===== Collected material =====
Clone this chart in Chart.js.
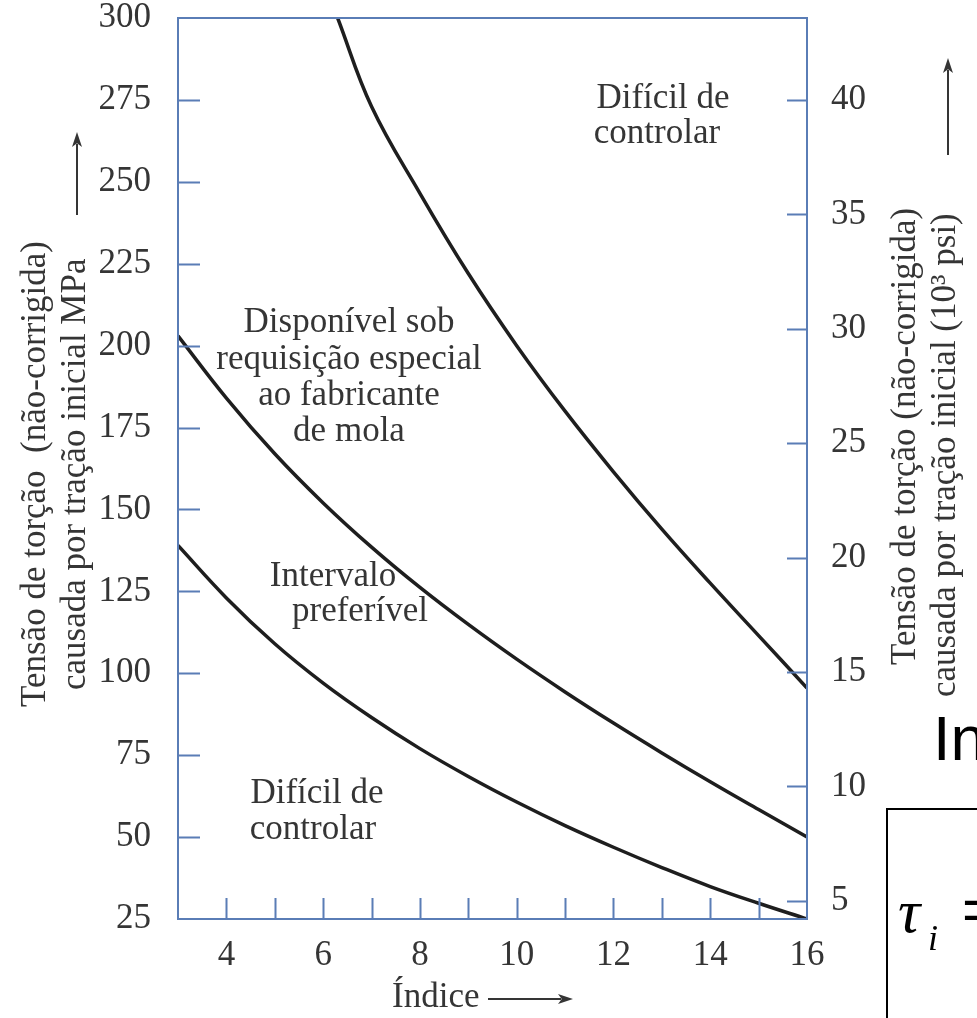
<!DOCTYPE html>
<html>
<head>
<meta charset="utf-8">
<script src="https://cdn.jsdelivr.net/npm/chart.js@4.4.1/dist/chart.umd.min.js"></script>
<style>
  html, body { margin: 0; padding: 0; background: #fff; overflow: hidden; }
  #wrap { position: relative; width: 977px; height: 1018px; }
</style>
</head>
<body>
<div id="wrap"><canvas id="chart" width="977" height="1018"></canvas></div>
<script>
// spring index C and the three limit curves (MPa)
const indexC = [3, 4, 5, 6, 7, 8, 9, 10, 11, 12, 13, 14, 15, 16];
const lowerMPa = [139, 123, 109, 97, 86.5, 77, 68.5, 60.7, 53.5, 46.9, 40.7, 34.9, 29.8, 25];
const upperMPa = [203, 184, 167, 152, 138.5, 126.2, 114.9, 104.3, 94.3, 84.8, 75.7, 66.9, 58.4, 50];
const topC = [6.3, 7, 8, 9, 10, 11, 12, 13, 14, 15, 16];
const topMPa = [300, 273, 246.5, 222, 200, 180, 161.5, 144, 127.5, 111.5, 95.5];

// axes
const indexTicks = [3, 4, 5, 6, 7, 8, 9, 10, 11, 12, 13, 14, 15, 16];
const indexLabels = [4, 6, 8, 10, 12, 14, 16];
const mpaTicks = [25, 50, 75, 100, 125, 150, 175, 200, 225, 250, 275, 300];
const ksiTicks = [5, 10, 15, 20, 25, 30, 35, 40];

// texts
const leftTitle = ['Tensão de torção  (não-corrigida)', 'causada por tração inicial MPa'];
const rightTitle = ['Tensão de torção (não-corrigida)', 'causada por tração inicial (10³ psi)'];
const xTitle = 'Índice';
const noteHardTop = ['Difícil de', 'controlar'];
const noteSpecial = ['Disponível sob', 'requisição especial', 'ao fabricante', 'de mola'];
const notePreferred = ['Intervalo', 'preferível'];
const noteHardBottom = ['Difícil de', 'controlar'];

const serif = '"Liberation Serif", "Times New Roman", serif';
const sans = '"Liberation Sans", Arial, sans-serif';
const axisBlue = '#5a7db6';
const ink = '#353535';

const pts = (xs, ys) => xs.map((x, i) => ({ x: x, y: ys[i] }));

function arrow(ctx, x1, y1, x2, y2) {
  const ang = Math.atan2(y2 - y1, x2 - x1);
  const len = 15, w = 5;
  ctx.beginPath();
  ctx.moveTo(x1, y1);
  ctx.lineTo(x2 - Math.cos(ang) * len * 0.8, y2 - Math.sin(ang) * len * 0.8);
  ctx.stroke();
  ctx.beginPath();
  ctx.moveTo(x2, y2);
  ctx.lineTo(x2 - Math.cos(ang) * len + Math.sin(ang) * w, y2 - Math.sin(ang) * len - Math.cos(ang) * w);
  ctx.lineTo(x2 - Math.cos(ang) * len * 0.75, y2 - Math.sin(ang) * len * 0.75);
  ctx.lineTo(x2 - Math.cos(ang) * len - Math.sin(ang) * w, y2 - Math.sin(ang) * len + Math.cos(ang) * w);
  ctx.closePath();
  ctx.fill();
}

function upText(ctx, text, x, y) {
  ctx.save();
  ctx.translate(x, y);
  ctx.rotate(-Math.PI / 2);
  ctx.textAlign = 'left';
  ctx.textBaseline = 'alphabetic';
  ctx.fillText(text, 0, 0);
  ctx.restore();
}

function lines(ctx, list, xs, ys) {
  list.forEach((t, i) => ctx.fillText(t, xs[i], ys[i]));
}

const decor = {
  id: 'decor',
  afterDatasetsDraw(chart) {
    const { ctx, chartArea: a, scales } = chart;
    ctx.save();

    // frame and inward ticks
    ctx.strokeStyle = axisBlue;
    ctx.lineWidth = 2;
    ctx.strokeRect(a.left, a.top, a.right - a.left, a.bottom - a.top);
    ctx.beginPath();
    mpaTicks.slice(1, -1).forEach(v => {
      const y = Math.round(scales.y.getPixelForValue(v)) + 0.5;
      ctx.moveTo(a.left, y); ctx.lineTo(a.left + 22, y);
    });
    ksiTicks.forEach(v => {
      const y = Math.round(scales.y2.getPixelForValue(v)) + 0.5;
      ctx.moveTo(a.right, y); ctx.lineTo(a.right - 20, y);
    });
    indexTicks.slice(1, -1).forEach(v => {
      const x = Math.round(scales.x.getPixelForValue(v)) + 0.5;
      ctx.moveTo(x, a.bottom); ctx.lineTo(x, a.bottom - 21);
    });
    ctx.stroke();

    // axis titles
    ctx.fillStyle = ink;
    ctx.strokeStyle = ink;
    ctx.lineWidth = 2;
    ctx.font = '35px ' + serif;
    upText(ctx, leftTitle[0], 45, 707);
    upText(ctx, leftTitle[1], 85, 690);
    upText(ctx, rightTitle[0], 915, 665);
    upText(ctx, rightTitle[1], 955, 697);
    arrow(ctx, 77, 215, 77, 132);
    arrow(ctx, 948, 155, 948, 58);
    ctx.textAlign = 'left';
    ctx.fillText(xTitle, 392, 1007);
    arrow(ctx, 488, 999, 573, 999);

    // region notes
    ctx.textAlign = 'center';
    lines(ctx, noteHardTop, [663, 657], [108, 143]);
    lines(ctx, noteSpecial, [349, 349, 349, 349], [332, 369, 405, 441]);
    lines(ctx, notePreferred, [333, 360], [586, 621]);
    lines(ctx, noteHardBottom, [317, 313], [803, 839]);

    // slide content beside the figure
    ctx.textAlign = 'left';
    ctx.fillStyle = '#000';
    ctx.font = '63px ' + sans;
    ctx.fillText('In', 933, 760);
    ctx.strokeStyle = '#000';
    ctx.strokeRect(887, 809, 200, 300);
    ctx.font = 'italic 62px ' + serif;
    ctx.fillText('τ', 898, 932);
    ctx.font = 'italic 36px ' + serif;
    ctx.fillText('i', 928, 950);
    ctx.font = '60px ' + sans;
    ctx.fillText('=', 962, 930);
    ctx.restore();
  }
};

const curve = data => ({
  data: data,
  borderColor: '#1e1e1e',
  borderWidth: 3.5,
  pointRadius: 0,
  fill: false,
  tension: 0.4
});

const tickFont = { family: serif, size: 35 };

function fixSize(prop, val) {
  return s => {
    s[prop] = val;
    s.paddingTop = 0; s.paddingBottom = 0; s.paddingLeft = 0; s.paddingRight = 0;
  };
}

new Chart(document.getElementById('chart'), {
  type: 'line',
  data: {
    datasets: [
      curve(pts(indexC, lowerMPa)),
      curve(pts(indexC, upperMPa)),
      curve(pts(topC, topMPa))
    ]
  },
  options: {
    responsive: false,
    animation: false,
    layout: { padding: { top: 18, left: 0, right: 0, bottom: 0 } },
    plugins: { legend: { display: false }, tooltip: { enabled: false } },
    scales: {
      x: {
        type: 'linear', min: 3, max: 16,
        grid: { display: false },
        border: { display: false },
        afterBuildTicks: s => { s.ticks = indexTicks.map(v => ({ value: v })); },
        afterFit: fixSize('height', 99),
        ticks: {
          font: tickFont, color: ink, padding: 8, maxRotation: 0, autoSkip: false,
          callback: v => (indexLabels.includes(v) ? String(v) : '')
        }
      },
      y: {
        position: 'left', min: 25, max: 300,
        grid: { display: false },
        border: { display: false },
        afterBuildTicks: s => { s.ticks = mpaTicks.map(v => ({ value: v })); },
        afterFit: fixSize('width', 178),
        ticks: { font: tickFont, color: ink, padding: 19, autoSkip: false }
      },
      y2: {
        position: 'right', min: 4.21, max: 43.58,
        grid: { display: false },
        border: { display: false },
        afterBuildTicks: s => { s.ticks = ksiTicks.map(v => ({ value: v })); },
        afterFit: fixSize('width', 170),
        ticks: { font: tickFont, color: ink, padding: 16, autoSkip: false }
      }
    }
  },
  plugins: [decor]
});
</script>
</body>
</html>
=====
▸ **To do**
Copy nothing but the lines from the top of the material through the line holding "const noteHardBottom = ['Difícil", exactly as written; omit pictures.

▸ **Exercise response**
Clone this chart in Chart.js.
<!DOCTYPE html>
<html>
<head>
<meta charset="utf-8">
<script src="https://cdn.jsdelivr.net/npm/chart.js@4.4.1/dist/chart.umd.min.js"></script>
<style>
  html, body { margin: 0; padding: 0; background: #fff; overflow: hidden; }
  #wrap { position: relative; width: 977px; height: 1018px; }
</style>
</head>
<body>
<div id="wrap"><canvas id="chart" width="977" height="1018"></canvas></div>
<script>
// spring index C and the three limit curves (MPa)
const indexC = [3, 4, 5, 6, 7, 8, 9, 10, 11, 12, 13, 14, 15, 16];
const lowerMPa = [139, 123, 109, 97, 86.5, 77, 68.5, 60.7, 53.5, 46.9, 40.7, 34.9, 29.8, 25];
const upperMPa = [203, 184, 167, 152, 138.5, 126.2, 114.9, 104.3, 94.3, 84.8, 75.7, 66.9, 58.4, 50];
const topC = [6.3, 7, 8, 9, 10, 11, 12, 13, 14, 15, 16];
const topMPa = [300, 273, 246.5, 222, 200, 180, 161.5, 144, 127.5, 111.5, 95.5];

// axes
const indexTicks = [3, 4, 5, 6, 7, 8, 9, 10, 11, 12, 13, 14, 15, 16];
const indexLabels = [4, 6, 8, 10, 12, 14, 16];
const mpaTicks = [25, 50, 75, 100, 125, 150, 175, 200, 225, 250, 275, 300];
const ksiTicks = [5, 10, 15, 20, 25, 30, 35, 40];

// texts
const leftTitle = ['Tensão de torção  (não-corrigida)', 'causada por tração inicial MPa'];
const rightTitle = ['Tensão de torção (não-corrigida)', 'causada por tração inicial (10³ psi)'];
const xTitle = 'Índice';
const noteHardTop = ['Difícil de', 'controlar'];
const noteSpecial = ['Disponível sob', 'requisição especial', 'ao fabricante', 'de mola'];
const notePreferred = ['Intervalo', 'preferível'];
const noteHardBottom = ['Difícil de', 'controlar'];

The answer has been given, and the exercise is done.